Sept. 11, 2001 changed all that. Air ridership plunged and some airlines had to cutback on workforce and scheduled flights to keep from going bankrupt. In 2001, ASA-Delta Connection slashed its Worcester-to-Atlanta service due to a sharp drop in ridership. Massport, which had about $450,000 in 2001 airport operating losses, was forced to make cutbacks. In 2002, American Eagle, Delta and USAirways reduced the number of flights from the airport, while Pan American Airways stopped its service altogether. Later that same year, all but USAirways discontinued service, citing unprofitability. Within a year, USAirways followed suit and ended service in March 2003, eliminating all commercial air service from the airport.

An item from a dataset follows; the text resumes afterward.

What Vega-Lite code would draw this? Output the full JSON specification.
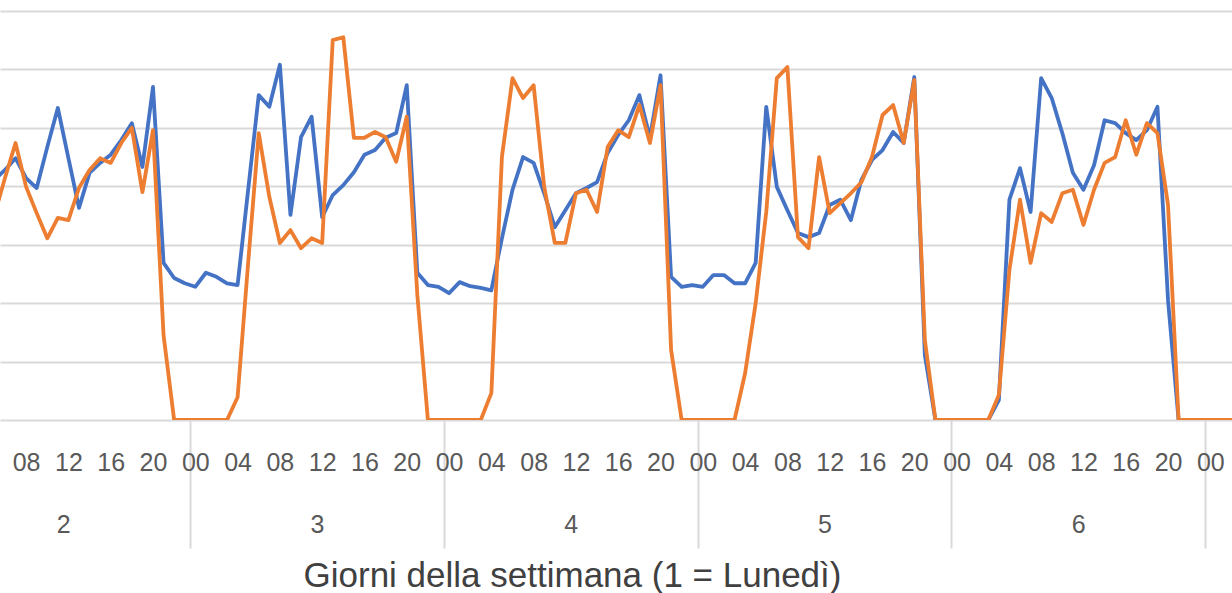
{
  "$schema": "https://vega.github.io/schema/vega-lite/v6.json",
  "width": 1232,
  "height": 420,
  "padding": 0,
  "autosize": {"type": "pad"},
  "background": "white",
  "config": {"view": {"stroke": null}, "font": "Liberation Sans"},
  "data": {"values": [
    {"t":29,"blu":41.1,"arancio":35.1},{"t":30,"blu":42.8,"arancio":41.4},{"t":31,"blu":44.8,"arancio":47.4},{"t":32,"blu":41.4,"arancio":39.9},
    {"t":33,"blu":39.7,"arancio":35.4},{"t":34,"blu":46.7,"arancio":31.1},{"t":35,"blu":53.4,"arancio":34.6},{"t":36,"blu":44.8,"arancio":34.2},
    {"t":37,"blu":36.3,"arancio":39.7},{"t":38,"blu":42.3,"arancio":42.8},{"t":39,"blu":44.0,"arancio":44.8},{"t":40,"blu":45.4,"arancio":44.0},
    {"t":41,"blu":47.9,"arancio":47.4},{"t":42,"blu":50.8,"arancio":50.0},{"t":43,"blu":43.3,"arancio":39.0},{"t":44,"blu":57.0,"arancio":49.6},
    {"t":45,"blu":26.9,"arancio":14.5},{"t":46,"blu":24.3,"arancio":0},{"t":47,"blu":23.4,"arancio":0},{"t":48,"blu":22.8,"arancio":0},
    {"t":49,"blu":25.2,"arancio":0},{"t":50,"blu":24.5,"arancio":0},{"t":51,"blu":23.4,"arancio":0},{"t":52,"blu":23.1,"arancio":3.9},
    {"t":53,"blu":39.4,"arancio":26.9},{"t":54,"blu":55.6,"arancio":49.1},{"t":55,"blu":53.6,"arancio":38.2},{"t":56,"blu":60.8,"arancio":30.3},
    {"t":57,"blu":35.1,"arancio":32.5},{"t":58,"blu":48.4,"arancio":29.4},{"t":59,"blu":51.9,"arancio":31.1},{"t":60,"blu":34.7,"arancio":30.3},
    {"t":61,"blu":38.5,"arancio":65.0},{"t":62,"blu":40.2,"arancio":65.5},{"t":63,"blu":42.4,"arancio":48.3},{"t":64,"blu":45.4,"arancio":48.3},
    {"t":65,"blu":46.2,"arancio":49.3},{"t":66,"blu":48.3,"arancio":48.4},{"t":67,"blu":49.1,"arancio":44.2},{"t":68,"blu":57.3,"arancio":51.9},
    {"t":69,"blu":25.2,"arancio":21.4},{"t":70,"blu":23.1,"arancio":0},{"t":71,"blu":22.8,"arancio":0},{"t":72,"blu":21.7,"arancio":0},
    {"t":73,"blu":23.6,"arancio":0},{"t":74,"blu":22.9,"arancio":0},{"t":75,"blu":22.6,"arancio":0},{"t":76,"blu":22.2,"arancio":4.6},
    {"t":77,"blu":31.1,"arancio":45.0},{"t":78,"blu":39.4,"arancio":58.5},{"t":79,"blu":45.0,"arancio":55.1},{"t":80,"blu":44.0,"arancio":57.3},
    {"t":81,"blu":38.8,"arancio":39.9},{"t":82,"blu":33.0,"arancio":30.3},{"t":83,"blu":35.9,"arancio":30.3},{"t":84,"blu":38.8,"arancio":38.8},
    {"t":85,"blu":39.7,"arancio":39.4},{"t":86,"blu":40.7,"arancio":35.6},{"t":87,"blu":45.7,"arancio":46.7},{"t":88,"blu":48.8,"arancio":49.6},
    {"t":89,"blu":51.3,"arancio":48.4},{"t":90,"blu":55.6,"arancio":53.9},{"t":91,"blu":48.3,"arancio":47.4},{"t":92,"blu":59.0,"arancio":57.3},
    {"t":93,"blu":24.5,"arancio":12.0},{"t":94,"blu":22.8,"arancio":0},{"t":95,"blu":23.1,"arancio":0},{"t":96,"blu":22.8,"arancio":0},
    {"t":97,"blu":24.8,"arancio":0},{"t":98,"blu":24.8,"arancio":0},{"t":99,"blu":23.4,"arancio":0},{"t":100,"blu":23.4,"arancio":8.0},
    {"t":101,"blu":26.9,"arancio":20.0},{"t":102,"blu":53.6,"arancio":35.6},{"t":103,"blu":39.9,"arancio":58.5},{"t":104,"blu":35.9,"arancio":60.4},
    {"t":105,"blu":32.0,"arancio":31.3},{"t":106,"blu":31.3,"arancio":29.4},{"t":107,"blu":32.0,"arancio":45.0},{"t":108,"blu":36.8,"arancio":35.4},
    {"t":109,"blu":37.7,"arancio":37.1},{"t":110,"blu":34.2,"arancio":38.8},{"t":111,"blu":41.1,"arancio":40.7},{"t":112,"blu":44.5,"arancio":45.0},
    {"t":113,"blu":46.2,"arancio":52.2},{"t":114,"blu":49.3,"arancio":53.9},{"t":115,"blu":47.4,"arancio":47.4},{"t":116,"blu":58.7,"arancio":58.2},
    {"t":117,"blu":11.1,"arancio":13.7},{"t":118,"blu":0,"arancio":0},{"t":119,"blu":0,"arancio":0},{"t":120,"blu":0,"arancio":0},
    {"t":121,"blu":0,"arancio":0},{"t":122,"blu":0,"arancio":0},{"t":123,"blu":0,"arancio":0},{"t":124,"blu":3.4,"arancio":4.3},
    {"t":125,"blu":37.7,"arancio":25.7},{"t":126,"blu":43.1,"arancio":37.7},{"t":127,"blu":35.6,"arancio":26.9},{"t":128,"blu":58.5,"arancio":35.4},
    {"t":129,"blu":55.1,"arancio":33.9},{"t":130,"blu":49.1,"arancio":38.8},{"t":131,"blu":42.3,"arancio":39.4},{"t":132,"blu":39.4,"arancio":33.4},
    {"t":133,"blu":43.6,"arancio":39.4},{"t":134,"blu":51.3,"arancio":44.0},{"t":135,"blu":50.8,"arancio":45.0},{"t":136,"blu":49.1,"arancio":51.3},
    {"t":137,"blu":47.9,"arancio":45.4},{"t":138,"blu":49.6,"arancio":50.8},{"t":139,"blu":53.6,"arancio":49.1},{"t":140,"blu":20.5,"arancio":36.8},
    {"t":141,"blu":0,"arancio":0},{"t":142,"blu":0,"arancio":0},{"t":143,"blu":0,"arancio":0},{"t":144,"blu":0,"arancio":0},
    {"t":145,"blu":0,"arancio":0},{"t":146,"blu":0,"arancio":0},{"t":147,"blu":0,"arancio":0}
  ]},
  "encoding": {
    "x": {
      "field": "t",
      "type": "quantitative",
      "scale": {"domain": [29.53, 146.05], "nice": false, "zero": false},
      "axis": {
        "values": [32,35.5,36,40,44,47.5,48,52,56,59.5,60,64,68,71.5,72,76,80,83.5,84,88,92,95.5,96,100,104,107.5,108,112,116,119.5,120,124,128,131.5,132,136,140,143.5,144],
        "labelExpr": "datum.value % 24 == 23.5 ? '' : (datum.value % 24 == 11.5 ? ['', '' + (floor(datum.value / 24) + 1)] : ((datum.value % 24 < 10 ? '0' : '') + (datum.value % 24)))",
        "grid": false,
        "domain": false,
        "ticks": true,
        "tickSize": 128,
        "tickColor": "#d9d9d9",
        "tickWidth": 2,
        "tickOpacity": {"condition": {"test": "datum.value % 24 == 23.5", "value": 1}, "value": 0},
        "labelPadding": -98,
        "labelBaseline": "top",
        "labelLineHeight": 62,
        "labelFontSize": 25,
        "labelFont": "Liberation Sans",
        "labelColor": "#595959",
        "labelOverlap": false,
        "labelBound": false,
        "labelFlush": false,
        "title": "Giorni della settimana (1 = Lunedì)",
        "titleFont": "Liberation Sans",
        "titleFontSize": 35,
        "titleFontWeight": "normal",
        "titleColor": "#404040",
        "titleX": 572,
        "titleY": 166,
        "titleAlign": "center",
        "titleBaseline": "alphabetic"
      }
    }
  },
  "layer": [
    {
      "mark": {"type": "line", "color": "#4472C4", "strokeWidth": 3.8, "clip": true, "strokeJoin": "round", "strokeCap": "round"},
      "encoding": {
        "y": {
          "field": "blu",
          "type": "quantitative",
          "scale": {"domain": [0, 71.88], "nice": false, "zero": true},
          "axis": {"values": [0,10,20,30,40,50,60,70], "grid": true, "gridColor": "#d9d9d9", "gridWidth": 2, "labels": false, "ticks": false, "domain": false, "title": null}
        }
      }
    },
    {
      "mark": {"type": "line", "color": "#ED7D31", "strokeWidth": 3.8, "clip": true, "strokeJoin": "round", "strokeCap": "round"},
      "encoding": {
        "y": {"field": "arancio", "type": "quantitative"}
      }
    }
  ]
}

A separate but related battle has emerged between the city and the Massachusetts Highway Department over an airport access road. A $1-million study done by Mass Highway had identified 27 potential access roads and assessed their potential impacts. But residents and businesses along the proposed routes objected and Mass. Highway dropped the project.
In late 2004, Philip Niddrie, the city’s former chief development officer, was appointed as airport liaison, and, over the course of the year, hired a Bethesda, MD-based consulting firm, Infrastructure Management Group Inc., to develop a revival plan for the airport. The study, funded with a $400,000 grant from the Federal Aviation Administration, was due out in July but at press time has yet to be released. Over the course of 2004, city officials met with six carriers. In late September, a five-year deal was struck between Las Vegas-based Allegiant Air LLC, the city and Massport. Allegiant will operate four weekly non-stop flights to Florida’s Orlando Sanford International Airport starting in December. Allegiant, which is trying to bolster its presence in the Northeast, will also begin service in late October to Orlando from Pease International Airport in Portsmouth, NH, and Stewart International Airport in New Windsor, NY. At present, Massport pays 87 percent of the airport’s $2-million annual operating deficit.